Se a divulgação for feita por várias pessoas, entre elas haverá solidariedade. Frise-se, porém, que no presente contexto a solidariedade não apresenta o mesmo significado que lhe empresta o Direito das Obrigações, ou seja, o dever de cada qual dos codevedores cumprir integralmente a prestação obrigacional se assim o exigir o credor (CC, art. 275). Diferentemente, aqui a solidariedade consubstancia o princípio pelo qual a responsabilidade pelo ilícito deve ser imputada a todos os agentes. Uma vez afirmada, deve a sanção ser aplicada integral e autonomamente. Isso porque a multa é sempre individualizada, não existindo “multa solidária” a ser repartida entre os diversos infratores.

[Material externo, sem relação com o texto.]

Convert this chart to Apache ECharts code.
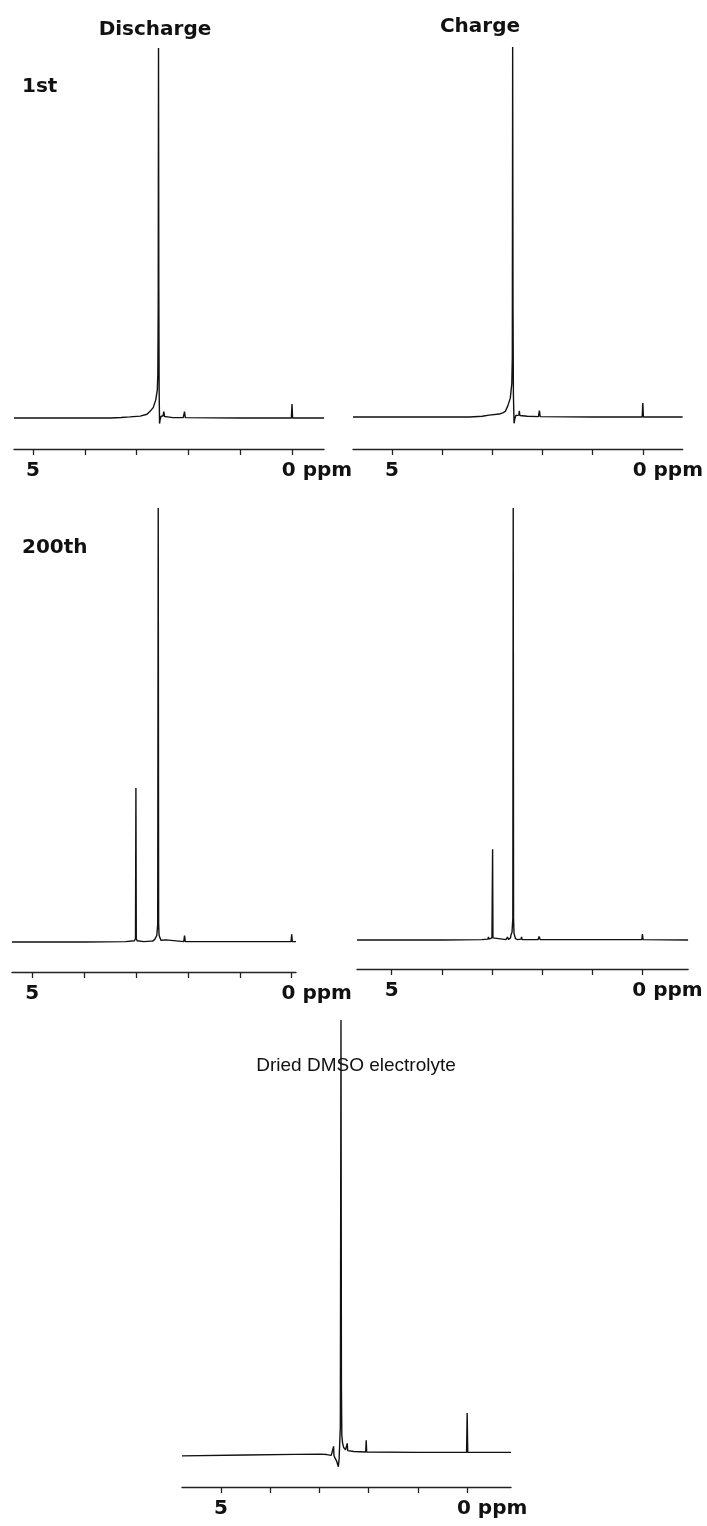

A responsabilização do beneficiário depende da comprovação de que teve prévio conhecimento da propaganda irregular. Será preciso demonstrar que sabia de sua existência. Tal exigência visa evitar que o pré-candidato seja vítima de adversários políticos que, para prejudicá-lo, poderiam fazer veicular propaganda irregular em seu nome. Nesse caso, injusta e injurídica seria a penalização da vítima.
Observe-se, porém, que o prévio conhecimento pode ser afirmado em situações como as seguintes: (a) sempre que o beneficiário seja o responsável direto pela realização da propaganda ou dela participe; (b) se as circunstâncias e as peculiaridades do caso concreto revelarem a impossibilidade de o beneficiário não ter tido conhecimento da propaganda; (c) se o beneficiário for notificado da existência da propaganda irregular e não providenciar sua retirada ou regularização no prazo especificado na notificação.
O condicionamento da responsabilidade ao prévio conhecimento da publicidade eleitoral revela que o legislador esposou o princípio da responsabilidade pessoal, afastando a objetiva. Por conseguinte, não poderia o beneficiário ser responsabilizado por eventuais, solitárias e espontâneas manifestações de terceiros em prol da candidatura."